Much of California has an excellent climate, (when it rains), to grow a number of popular crops. If much of the California agriculture that requires more than available water were to fail, consumers would either switch to the same crops imported from Mexico or Peru (as they do, now), at somewhat higher prices, or they would switch back to the crops that were available before refrigeration and artificially depressed water costs created the current California agriculture.

However, even the current drought is only a heads up warning for the eventual collapse of most California agriculture. Unlike the regions east of the Rockies and north of the Red River that are primarily supported by rainfall, California has always been reliant on irrigation. Irrigation has a long and notorious record of destroying the soil in which it is employed due to mineral deposits, primarily salt and selenium. Mesopotamia, Western Levant, and Egypt were the cradles of civilization because irrigation allowed agriculture to develop. Much of that “fertile” crescent is now the deserts that appear on the nightly news. (Irrigation continues to support agriculture in a reduced region nearest the rivers, but there have been a number of periods where civil disruption interrupted the irrigation and allowed the lands harmed by salinization to recover. It is likely that salinization utterly destroyed Sumeria and the salt swamps at the southern end of Mesopotamia still do not support crops.) Unless we are planning to abandon agriculture in the Central, Imperial, and San Joaquin Valleys for a few decades, (or science comes up with a miraculous solution), California’s current crop load is heading toward a crash. This will not occur in the next couple of years, (unless the drought exacerbates it), but it is already a source of concern.
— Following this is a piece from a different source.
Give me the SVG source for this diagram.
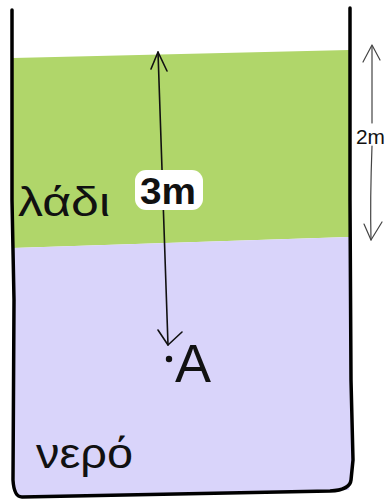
<svg xmlns="http://www.w3.org/2000/svg" width="387" height="501" viewBox="0 0 387 501">
<style>
.wall{fill:none;stroke:#000;stroke-width:3.5;stroke-linecap:round;stroke-linejoin:round}
.conn{fill:none;stroke:#111;stroke-width:1.6;stroke-linecap:round;stroke-linejoin:round}
.thin{fill:none;stroke:#444;stroke-width:1.2;stroke-linecap:round;stroke-linejoin:round}
.lbl{font-family:"Liberation Sans","DejaVu Sans",sans-serif;fill:#111}
</style>
<rect width="387" height="501" fill="#fff"/>
<g id="oil">
<path d="M13,58 L349,50 L349,237 L13,248 Z" fill="#B0D66A"/>
<text class="lbl" x="18" y="216" font-size="40" textLength="92" lengthAdjust="spacingAndGlyphs">λάδι</text>
</g>
<g id="water">
<path d="M13,248 L349,237 L351,300 L353,470 L349,490 L15,496 Z" fill="#D9D4FA"/>
<text class="lbl" x="36" y="468" font-size="42" textLength="97" lengthAdjust="spacingAndGlyphs">νερό</text>
</g>
<g id="container">
<path class="wall" d="M12,10 L12,200 L14,300 L13,480 Q14,497 22,497 L330,491 Q350,490 351,480 L353,460 L351,380 L350,200 L350,8"/>
</g>
<g id="connectors">
<path class="conn" d="M158,52 Q163,200 168,345"/>
<path class="conn" d="M151,69 L158,52 L167,71"/>
<path class="conn" d="M158,330 L168,345 L182,332"/>
<path class="thin" d="M372,46 L372,123 M372,146 Q370,200 371,240"/>
<path class="thin" d="M363,62 L372,45 L380,60"/>
<path class="thin" d="M364,224 L371,240 L382,222"/>
</g>
<g id="label-3m">
<rect x="135" y="170" width="68" height="40" rx="11" fill="#fff"/>
<text class="lbl" x="140" y="204" font-size="36" font-weight="bold" textLength="56" lengthAdjust="spacingAndGlyphs">3m</text>
</g>
<g id="point-A">
<circle cx="169" cy="359" r="3.2" fill="#111"/>
<text class="lbl" x="175" y="382" font-size="54">A</text>
</g>
<g id="label-2m">
<text class="lbl" x="356" y="144" font-size="21" textLength="29" lengthAdjust="spacingAndGlyphs">2m</text>
</g>
</svg>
Couldnt there be some chemical technology that could bind or neutralize these minerals and wash them away?

Why should this one?

The last one took one look at the weather system over CA and turned tail and ran.

Even a massive El Nino system wouldn’t do much at this time - it would come down as water - we need snowpack in the Sierras to melt slowly and continuously.

The flooding in Texas didn’t break its drought - heavy rain will fill lakes, but not refresh aquifers.

That would be the point of science coming up with “a miraculous solution.” There are (not very efficient) ways to remove salt, but they tend to leave higher concentrations of the selenium.

There are certainly people looking for solutions–and I hope they find them. However, currently there is no way to avoid the problem aside from switching to crops that are more tolerant of salt and surrendering the land to desert when the salinization builds up too high.